North American Construction Group Ltd. Enters Into Automatic Share Purchase Plan
ACHESON, Alberta, April 16, 2020 (GLOBE NEWSWIRE) -- North American Construction Group Ltd. (“NACG” or “the Company”) (TSX:NOA/NYSE:NOA) today announced that in connection with the Company’s previously announced share purchase program in Canada and the United States (the “Purchase Program”) to purchase up to 2,300,000 of its common shares (the “Shares”), it has entered into an automatic share purchase plan (“ASPP”) with its designated broker.
Pursuant to the ASPP, the designated broker may purchase up to 1,585,091 Shares until the expiry of the Purchase Program on March 11, 2021. Such purchases will be determined by the broker at its sole discretion, based on the purchasing parameters set out by the Company in accordance with the rules of the Toronto Stock Exchange (the “TSX”), applicable securities laws and the terms of the ASPP. Purchases of Shares under the ASPP may be made through the facilities of the TSX, the New York Stock Exchange and alternative trading systems. The ASPP has been pre-cleared by the TSX and will be effective as of April 21, 2020. The ASPP will terminate on the earlier of the date on which: (i) the Purchase Program expires; (ii) the maximum number of Shares have been purchased under the Purchase Program; and (iii) the Company terminates the ASPP in accordance with its terms. Concurrent with the establishment of the ASPP, the Company will confirm to the broker that it is then not aware of any material undisclosed or non-public information with respect to the Company or any securities of the Company. During the term of the ASPP, the Company will not communicate any material undisclosed or non-public information to the trading staff of the broker; accordingly, the broker may make purchases regardless of whether a trading blackout period is in effect or whether there is material undisclosed or non-public information about the Company at the time that purchases are made under the ASPP. In the event that the ASPP is materially varied, suspended or terminated, the Company will issue a news release advising of such variation, suspension or termination, as applicable.
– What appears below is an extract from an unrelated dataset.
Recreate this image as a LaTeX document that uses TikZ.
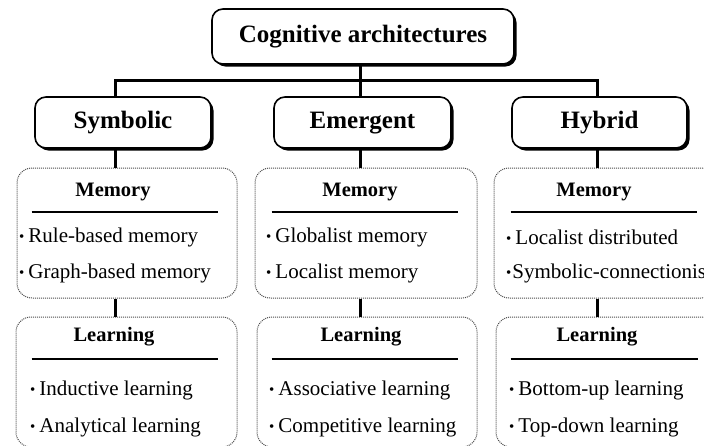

Outside of the ASPP, Shares may continue to be purchased under the Purchase Program based on management’s discretion, in compliance with the rules of the TSX and applicable securities laws. The Purchase Program commenced on March 12, 2020 and expires on March 11, 2021. All purchases made under the ASPP will be included in the number of Shares available for purchase under the Purchase Program.
About the Company
North American Construction Group Ltd. (www.nacg.ca) is one of Canada’s largest providers of heavy civil construction and mining contractors. For more than 65 years, NACG has provided services to large oil, natural gas and resource companies.
For further information contact:
Jason Veenstra, CPA, CA
Chief Financial Officer
North American Construction Group Ltd.
The information provided in this news release contains forward-looking statements. Forward-looking statements include statements preceded by, followed by or that include the words “will”, “intends” “expect”, “may”, “could”, “believe”, “anticipate”, “should” or similar expressions. In particular, this news release contains forward-looking statements and information relating to the Company’s belief that the NCIB is in the best interests of the Company and its shareholders and that the underlying value of the Company may not be reflected in the market price of the Common Shares, the Company’s intentions regarding the NCIB and whether the Company will receive the requisite approval of the TSX in respect of the NCIB. Forward-looking statements in this news release are being made by NACG based on certain assumptions that NACG has made in respect thereof as at the date of this news release. These forward-looking statements are not guarantees of future performance and are subject to a number of known and unknown risks, uncertainties and other factors which may cause the actual results, performance or achievements of the Company to differ materially from anticipated future results, performance or achievement expressed or implied by such forward-looking statements and information. The material factors or assumptions used to develop such forward-looking statements include, and the risks and uncertainties to which such forward-looking statements are subject, are highlighted in the MD&A for the quarter and year ended December 31, 2019. Actual results could differ materially from those contemplated by such forward-looking statements because of any number of factors and uncertainties, many of which are beyond NACG’s control. Undue reliance should not be placed upon forward-looking statements and NACG undertakes no obligation, other than those required by applicable law, to update or revise those statements. For more complete information about NACG, please read our disclosure documents filed with the SEC and the CSA. These free documents can be obtained by visiting EDGAR on the SEC website at www.sec.gov or on the CSA website at www.sedar.com.